Kibette & Kibettoo. Early Days.

Saturday, December 4, 2010

Winter Wish

My office desk is piled with toys and wrapping paper. My boss and I are doing Winter Wishes again (read: I am doing Winter Wishes again). This is a local charity organization that distributes underserved children’s letters to Santa and companies like mine sign up to be on the receiving end. Each year, an office-wide email announcement invites all willing participants to stop by the Human Resources department to choose a letter. There are never enough letters to go round: the response is like a land grab. There is a minor stampede to get in line for the chance to answer a child’s Christmas wish.

Of course it makes me feel good. This year, a 7 year-old boy is getting the Batman Wii game he wants, thanks to me. Last year, an 8 year-old girl got sparkly in-line skates that I would have wanted if they had existed when I was her age.

I don’t fool myself; these are but tiny drops of help for a city filled with children who need so much more, and other than enabling their belief in Santa for another year (I hope), how much does a game of Kerplunk really enhance their lives?

I am the product of a privileged upbringing. I had it all: a top notch education, a childhood filled with ballet and piano lessons, friends, travel, and to top it off, a family that loved, supported and encouraged me. I had it good. We opened presents on Christmas Eve, Swedish-style. Thinking back to those Christmases past, I remember sitting near the fireplace with a full stomach and a house filled with people I loved, eagerly eyeing all the wrapped presents with my name on it. I’m pretty confident I was also eyeing the chocolates.
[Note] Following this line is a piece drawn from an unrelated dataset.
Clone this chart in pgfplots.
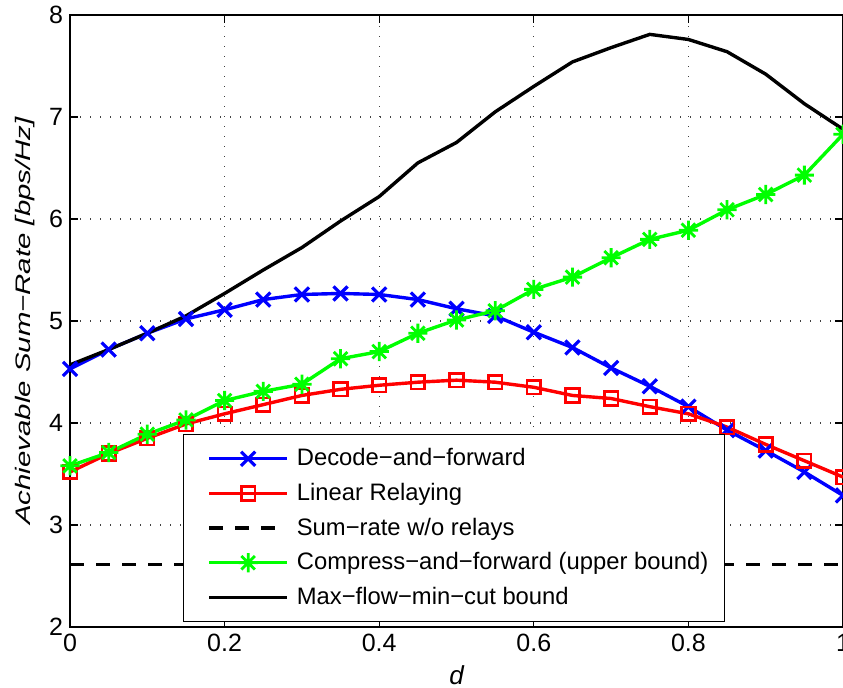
\documentclass[border=0pt]{standalone}
\usepackage{fontspec}
\setmainfont{Liberation Sans}
\newfontfamily\ylabfont[FakeStretch=1.4]{Liberation Sans}
\usepackage{pgfplots}
\pgfplotsset{compat=1.18}

\pgfdeclareplotmark{mstar}{%
  \pgfpathmoveto{\pgfpoint{0pt}{\pgfplotmarksize}}\pgfpathlineto{\pgfpoint{0pt}{-\pgfplotmarksize}}%
  \pgfpathmoveto{\pgfpoint{\pgfplotmarksize}{0pt}}\pgfpathlineto{\pgfpoint{-\pgfplotmarksize}{0pt}}%
  \pgfpathmoveto{\pgfpoint{0.707\pgfplotmarksize}{0.707\pgfplotmarksize}}\pgfpathlineto{\pgfpoint{-0.707\pgfplotmarksize}{-0.707\pgfplotmarksize}}%
  \pgfpathmoveto{\pgfpoint{0.707\pgfplotmarksize}{-0.707\pgfplotmarksize}}\pgfpathlineto{\pgfpoint{-0.707\pgfplotmarksize}{0.707\pgfplotmarksize}}%
  \pgfusepathqstroke}

\definecolor{mblue}{rgb}{0,0,1}
\definecolor{mred}{rgb}{1,0,0}
\definecolor{mgreen}{rgb}{0,1,0}

\begin{document}
\begin{tikzpicture}
\begin{axis}[
  scale only axis, width=386.5pt, height=306pt,
  xmin=0, xmax=1, ymin=2, ymax=8,
  xtick={0,0.2,0.4,0.6,0.8,1},
  xticklabels={0,0.2,0.4,0.6,0.8,1},
  ytick={2,3,4,5,6,7,8},
  /pgf/number format/assume math mode=true,
  grid=major,
  grid style={line width=0.6pt, black!75, dash pattern=on 0.6pt off 4.4pt},
  tick align=inside, tick pos=both, major tick length=4pt,
  every tick/.style={black, line width=0.6pt},
  axis line style={line width=0.8pt},
  tick label style={font=\fontsize{12.5}{14}\selectfont},
  xlabel={\itshape d},
  ylabel={\ylabfont\itshape Achievable Sum−Rate [bps/Hz]},
  xlabel style={font=\fontsize{13}{15}\selectfont, at={(axis description cs:0.5,-0.0784)}, anchor=center},
  ylabel style={font=\fontsize{10.5}{12}\selectfont, at={(axis description cs:-0.0582,0.5)}, anchor=center},
  legend cell align=left,
  legend style={at={(0.146,0.008)}, anchor=south west, draw=black, line width=0.6pt,
    font=\fontsize{11.9}{14}\selectfont, row sep=3.2pt, inner xsep=6pt, inner ysep=5pt,
    nodes={inner sep=2pt}},
  legend image code/.code={\path (0pt,0pt); \path (47pt,0pt);
    \draw[mark repeat=2,mark phase=2,#1] plot coordinates {(6pt,0pt) (25.5pt,0pt) (45pt,0pt)};},
]
\addplot[mblue, line width=1.7pt, mark=x, mark size=5pt, mark options={line width=1.6pt}] coordinates {
(0,4.53) (0.05,4.72) (0.1,4.88) (0.15,5.02) (0.2,5.11) (0.25,5.21) (0.3,5.26) (0.35,5.27) (0.4,5.26) (0.45,5.21) (0.5,5.12) (0.55,5.05) (0.6,4.89) (0.65,4.74) (0.7,4.54) (0.75,4.36) (0.8,4.16) (0.85,3.93) (0.9,3.73) (0.95,3.52) (1,3.29)};
\addlegendentry{Decode−and−forward}
\addplot[mred, line width=1.7pt, mark=square, mark size=3.4pt, mark options={line width=1.3pt}] coordinates {
(0,3.52) (0.05,3.70) (0.1,3.85) (0.15,3.99) (0.2,4.09) (0.25,4.18) (0.3,4.27) (0.35,4.33) (0.4,4.37) (0.45,4.40) (0.5,4.42) (0.55,4.40) (0.6,4.35) (0.65,4.27) (0.7,4.24) (0.75,4.16) (0.8,4.09) (0.85,3.96) (0.9,3.79) (0.95,3.63) (1,3.47)};
\addlegendentry{Linear Relaying}
\addplot[black, line width=1.7pt, dash pattern=on 7pt off 6pt] coordinates {(0,2.61) (1,2.61)};
\addlegendentry{Sum−rate w/o relays}
\addplot[mgreen, line width=1.7pt, mark=mstar, mark size=4.8pt, mark options={line width=1.4pt}] coordinates {
(0,3.58) (0.05,3.71) (0.1,3.89) (0.15,4.03) (0.2,4.22) (0.25,4.31) (0.3,4.38) (0.35,4.63) (0.4,4.70) (0.45,4.88) (0.5,5.01) (0.55,5.10) (0.6,5.31) (0.65,5.43) (0.7,5.62) (0.75,5.80) (0.8,5.89) (0.85,6.09) (0.9,6.24) (0.95,6.43) (1,6.83)};
\addlegendentry{Compress−and−forward (upper bound)}
\addplot[black, line width=1.7pt] coordinates {
(0,4.57) (0.05,4.72) (0.1,4.88) (0.15,5.05) (0.2,5.27) (0.25,5.50) (0.3,5.72) (0.35,5.98) (0.4,6.22) (0.45,6.55) (0.5,6.75) (0.55,7.05) (0.6,7.30) (0.65,7.54) (0.7,7.68) (0.75,7.81) (0.8,7.76) (0.85,7.64) (0.9,7.42) (0.95,7.13) (1,6.88)};
\addlegendentry{Max−flow−min−cut bound}
\coordinate (bl) at (rel axis cs:0,0);
\coordinate (tr) at (rel axis cs:1,1);
\end{axis}
\pgfresetboundingbox
\path (bl) ++(-35pt,-30.5pt) coordinate (b1);
\path (tr) ++(0pt,7.5pt) coordinate (t1);
\path[use as bounding box] (b1) rectangle (t1);
\end{tikzpicture}
\end{document}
By the time I was a teenager my mother’s drinking had become an extra presence. The holidays were something to get through. After my father died, I dreaded the choking sadness that filled the home. My mother’s happiness had evaporated. Her valiant efforts to rally for her children’s return to the fold for this supposedly happy occasion were torture to witness and achingly futile. Once she was gone, each successive December 24 drove home the disparate reality of the life I once had and the one I now lived.

Over the past few years, however, a new tradition has evolved. I now spend Christmas with all my siblings - whole and half - and my niece and nephews. This brings out the happily sentimental side of me. I eat too much food, and drink too much coffee, and we catch up on the past year as best we can with the little time allotted. And at Christmas Eve, I look around the room and know that my parents would be so glad we are all together.

On Monday, when I wrap the Play-Doh Ice Cream Shoppe for my Winter Wishes child, I’ll include my own wish for her. I know what we all want for Christmas, and it’s nothing we can wrap up with a bow.